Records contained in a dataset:
====

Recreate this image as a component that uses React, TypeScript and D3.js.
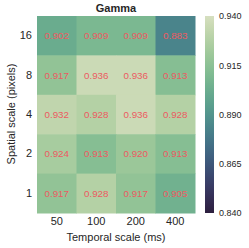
import React, { useEffect, useRef } from 'react';
import * as d3 from 'd3';

// chart data
const temporalScales = ['50', '100', '200', '400'];
const spatialScales = ['16', '8', '4', '2', '1'];
const gammaValues = [
  [0.902, 0.909, 0.909, 0.883],
  [0.917, 0.936, 0.936, 0.913],
  [0.932, 0.928, 0.936, 0.928],
  [0.924, 0.913, 0.920, 0.913],
  [0.917, 0.928, 0.917, 0.905],
];
const colorTicks = [0.84, 0.865, 0.89, 0.915, 0.94];

// matplotlib-style cubehelix (start=.5, rot=-.75, reversed, light .85 / dark .15)
const cubehelix = (t: number) => {
  const x = 0.15 + 0.7 * t;
  const a = (0.8 * x * (1 - x)) / 2;
  const phi = 2 * Math.PI * (0.5 / 3 - 0.75 * x);
  const c = Math.cos(phi);
  const s = Math.sin(phi);
  const r = x + a * (-0.14861 * c + 1.78277 * s);
  const g = x + a * (-0.29227 * c - 0.90649 * s);
  const b = x + a * (1.97294 * c);
  const clip = (v: number) => Math.round(255 * Math.max(0, Math.min(1, v)));
  return `rgb(${clip(r)},${clip(g)},${clip(b)})`;
};

const App = () => {
  const svgRef = useRef<SVGSVGElement>(null);

  useEffect(() => {
    const width = 249;
    const height = 248;
    const margin = { top: 16, right: 54, bottom: 35, left: 37 };
    const font = 'Liberation Sans, Arial, sans-serif';
    const textColor = '#262626';

    const svg = d3.select(svgRef.current);
    svg.selectAll('*').remove();
    svg.attr('width', width).attr('height', height).style('font-family', font);

    const x = d3.scaleBand().domain(temporalScales).range([margin.left, 195]);
    const y = d3.scaleBand().domain(spatialScales).range([margin.top, 213]);
    const color = d3.scaleSequential((t: number) => cubehelix(t)).domain([0.84, 0.94]);

    const cells = gammaValues.flatMap((row, i) =>
      row.map((v, j) => ({ row: spatialScales[i], col: temporalScales[j], v }))
    );

    // cells
    svg.append('g')
      .selectAll('rect')
      .data(cells)
      .enter()
      .append('rect')
      .attr('x', d => x(d.col)!)
      .attr('y', d => y(d.row)!)
      .attr('width', x.bandwidth() + 0.5)
      .attr('height', y.bandwidth() + 0.5)
      .attr('fill', d => color(d.v));

    // annotations
    svg.append('g')
      .selectAll('text')
      .data(cells)
      .enter()
      .append('text')
      .attr('x', d => x(d.col)! + x.bandwidth() / 2)
      .attr('y', d => y(d.row)! + y.bandwidth() / 2)
      .attr('text-anchor', 'middle')
      .attr('dominant-baseline', 'central')
      .attr('font-size', 9.8)
      .attr('fill', '#ec5a62')
      .text(d => d.v.toFixed(3));

    // x axis
    const xAxis = svg.append('g')
      .attr('transform', `translate(0, 213)`)
      .call(d3.axisBottom(x).tickSize(0).tickPadding(4));
    xAxis.select('.domain').remove();
    xAxis.selectAll('text')
      .attr('font-size', 11)
      .attr('font-family', font)
      .attr('fill', textColor);

    // y axis
    const yAxis = svg.append('g')
      .attr('transform', `translate(${margin.left}, 0)`)
      .call(d3.axisLeft(y).tickSize(0).tickPadding(5));
    yAxis.select('.domain').remove();
    yAxis.selectAll('text')
      .attr('font-size', 11)
      .attr('font-family', font)
      .attr('fill', textColor);

    // axis titles
    svg.append('text')
      .attr('x', 116)
      .attr('y', 241)
      .attr('text-anchor', 'middle')
      .attr('font-size', 11)
      .attr('fill', textColor)
      .text('Temporal scale (ms)');

    svg.append('text')
      .attr('transform', `translate(11, 114) rotate(-90)`)
      .attr('text-anchor', 'middle')
      .attr('dominant-baseline', 'central')
      .attr('font-size', 11)
      .attr('fill', textColor)
      .text('Spatial scale (pixels)');

    svg.append('text')
      .attr('x', 116)
      .attr('y', 12)
      .attr('text-anchor', 'middle')
      .attr('font-size', 11)
      .attr('font-weight', 'bold')
      .attr('fill', textColor)
      .text('Gamma');

    // colorbar
    const cbX = 205;
    const cbW = 9;
    const cbScale = d3.scaleLinear().domain([0.84, 0.94]).range([213, 16]);
    const defs = svg.append('defs');
    const grad = defs.append('linearGradient')
      .attr('id', 'cb-grad')
      .attr('x1', 0).attr('y1', 1).attr('x2', 0).attr('y2', 0);
    d3.range(0, 1.0001, 0.05).forEach(t => {
      grad.append('stop')
        .attr('offset', t)
        .attr('stop-color', cubehelix(t));
    });
    svg.append('rect')
      .attr('x', cbX)
      .attr('y', 16)
      .attr('width', cbW)
      .attr('height', 213 - 16)
      .attr('fill', 'url(#cb-grad)');

    const cbAxis = svg.append('g')
      .attr('transform', `translate(${cbX + cbW}, 0)`)
      .call(d3.axisRight(cbScale).tickValues(colorTicks).tickFormat(d3.format('.3f')).tickSize(0).tickPadding(5));
    cbAxis.select('.domain').remove();
    cbAxis.selectAll('text')
      .attr('font-size', 9)
      .attr('font-family', font)
      .attr('fill', textColor);
  }, []);

  return <svg ref={svgRef} style={{ position: 'absolute', left: 0, top: 0 }}></svg>;
};

export default App;
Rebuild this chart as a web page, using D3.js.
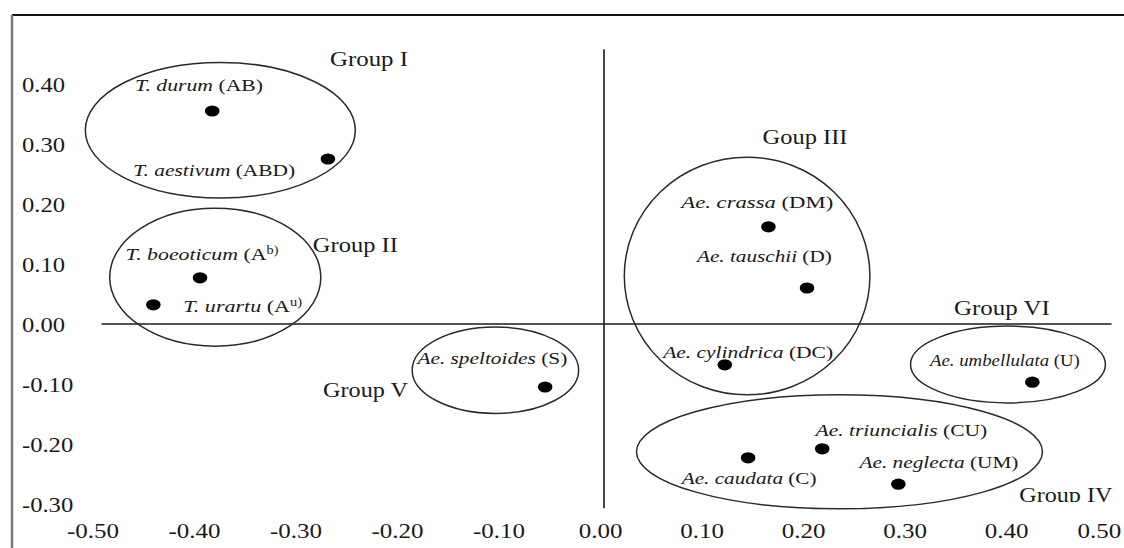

====

▶ [WHAT YOU SHOULD DO] Repeat the listing above exactly, with no pictures.

▶ [RESPONSE]
Recreate this image as a component that uses React, TypeScript and D3.js.
import React, { useEffect, useRef } from 'react';
import * as d3 from 'd3';

// chart data
const temporalScales = ['50', '100', '200', '400'];
const spatialScales = ['16', '8', '4', '2', '1'];
const gammaValues = [
  [0.902, 0.909, 0.909, 0.883],
  [0.917, 0.936, 0.936, 0.913],
  [0.932, 0.928, 0.936, 0.928],
  [0.924, 0.913, 0.920, 0.913],
  [0.917, 0.928, 0.917, 0.905],
];
const colorTicks = [0.84, 0.865, 0.89, 0.915, 0.94];

// matplotlib-style cubehelix (start=.5, rot=-.75, reversed, light .85 / dark .15)
const cubehelix = (t: number) => {
  const x = 0.15 + 0.7 * t;
  const a = (0.8 * x * (1 - x)) / 2;
  const phi = 2 * Math.PI * (0.5 / 3 - 0.75 * x);
  const c = Math.cos(phi);
  const s = Math.sin(phi);
  const r = x + a * (-0.14861 * c + 1.78277 * s);
  const g = x + a * (-0.29227 * c - 0.90649 * s);
  const b = x + a * (1.97294 * c);
  const clip = (v: number) => Math.round(255 * Math.max(0, Math.min(1, v)));
  return `rgb(${clip(r)},${clip(g)},${clip(b)})`;
};

const App = () => {
  const svgRef = useRef<SVGSVGElement>(null);

  useEffect(() => {
    const width = 249;
    const height = 248;
    const margin = { top: 16, right: 54, bottom: 35, left: 37 };
    const font = 'Liberation Sans, Arial, sans-serif';
    const textColor = '#262626';

    const svg = d3.select(svgRef.current);
    svg.selectAll('*').remove();
    svg.attr('width', width).attr('height', height).style('font-family', font);

    const x = d3.scaleBand().domain(temporalScales).range([margin.left, 195]);
    const y = d3.scaleBand().domain(spatialScales).range([margin.top, 213]);
    const color = d3.scaleSequential((t: number) => cubehelix(t)).domain([0.84, 0.94]);

    const cells = gammaValues.flatMap((row, i) =>
      row.map((v, j) => ({ row: spatialScales[i], col: temporalScales[j], v }))
    );

    // cells
    svg.append('g')
      .selectAll('rect')
      .data(cells)
      .enter()
      .append('rect')
      .attr('x', d => x(d.col)!)
      .attr('y', d => y(d.row)!)
      .attr('width', x.bandwidth() + 0.5)
      .attr('height', y.bandwidth() + 0.5)
      .attr('fill', d => color(d.v));

    // annotations
    svg.append('g')
      .selectAll('text')
      .data(cells)
      .enter()
      .append('text')
      .attr('x', d => x(d.col)! + x.bandwidth() / 2)
      .attr('y', d => y(d.row)! + y.bandwidth() / 2)
      .attr('text-anchor', 'middle')
      .attr('dominant-baseline', 'central')
      .attr('font-size', 9.8)
      .attr('fill', '#ec5a62')
      .text(d => d.v.toFixed(3));

    // x axis
    const xAxis = svg.append('g')
      .attr('transform', `translate(0, 213)`)
      .call(d3.axisBottom(x).tickSize(0).tickPadding(4));
    xAxis.select('.domain').remove();
    xAxis.selectAll('text')
      .attr('font-size', 11)
      .attr('font-family', font)
      .attr('fill', textColor);

    // y axis
    const yAxis = svg.append('g')
      .attr('transform', `translate(${margin.left}, 0)`)
      .call(d3.axisLeft(y).tickSize(0).tickPadding(5));
    yAxis.select('.domain').remove();
    yAxis.selectAll('text')
      .attr('font-size', 11)
      .attr('font-family', font)
      .attr('fill', textColor);

    // axis titles
    svg.append('text')
      .attr('x', 116)
      .attr('y', 241)
      .attr('text-anchor', 'middle')
      .attr('font-size', 11)
      .attr('fill', textColor)
      .text('Temporal scale (ms)');

    svg.append('text')
      .attr('transform', `translate(11, 114) rotate(-90)`)
      .attr('text-anchor', 'middle')
      .attr('dominant-baseline', 'central')
      .attr('font-size', 11)
      .attr('fill', textColor)
      .text('Spatial scale (pixels)');

    svg.append('text')
      .attr('x', 116)
      .attr('y', 12)
      .attr('text-anchor', 'middle')
      .attr('font-size', 11)
      .attr('font-weight', 'bold')
      .attr('fill', textColor)
      .text('Gamma');

    // colorbar
    const cbX = 205;
    const cbW = 9;
    const cbScale = d3.scaleLinear().domain([0.84, 0.94]).range([213, 16]);
    const defs = svg.append('defs');
    const grad = defs.append('linearGradient')
      .attr('id', 'cb-grad')
      .attr('x1', 0).attr('y1', 1).attr('x2', 0).attr('y2', 0);
    d3.range(0, 1.0001, 0.05).forEach(t => {
      grad.append('stop')
        .attr('offset', t)
        .attr('stop-color', cubehelix(t));
    });
    svg.append('rect')
      .attr('x', cbX)
      .attr('y', 16)
      .attr('width', cbW)
      .attr('height', 213 - 16)
      .attr('fill', 'url(#cb-grad)');

    const cbAxis = svg.append('g')
      .attr('transform', `translate(${cbX + cbW}, 0)`)
      .call(d3.axisRight(cbScale).tickValues(colorTicks).tickFormat(d3.format('.3f')).tickSize(0).tickPadding(5));
    cbAxis.select('.domain').remove();
    cbAxis.selectAll('text')
      .attr('font-size', 9)
      .attr('font-family', font)
      .attr('fill', textColor);
  }, []);

  return <svg ref={svgRef} style={{ position: 'absolute', left: 0, top: 0 }}></svg>;
};

export default App;
Rebuild this chart as a web page, using D3.js.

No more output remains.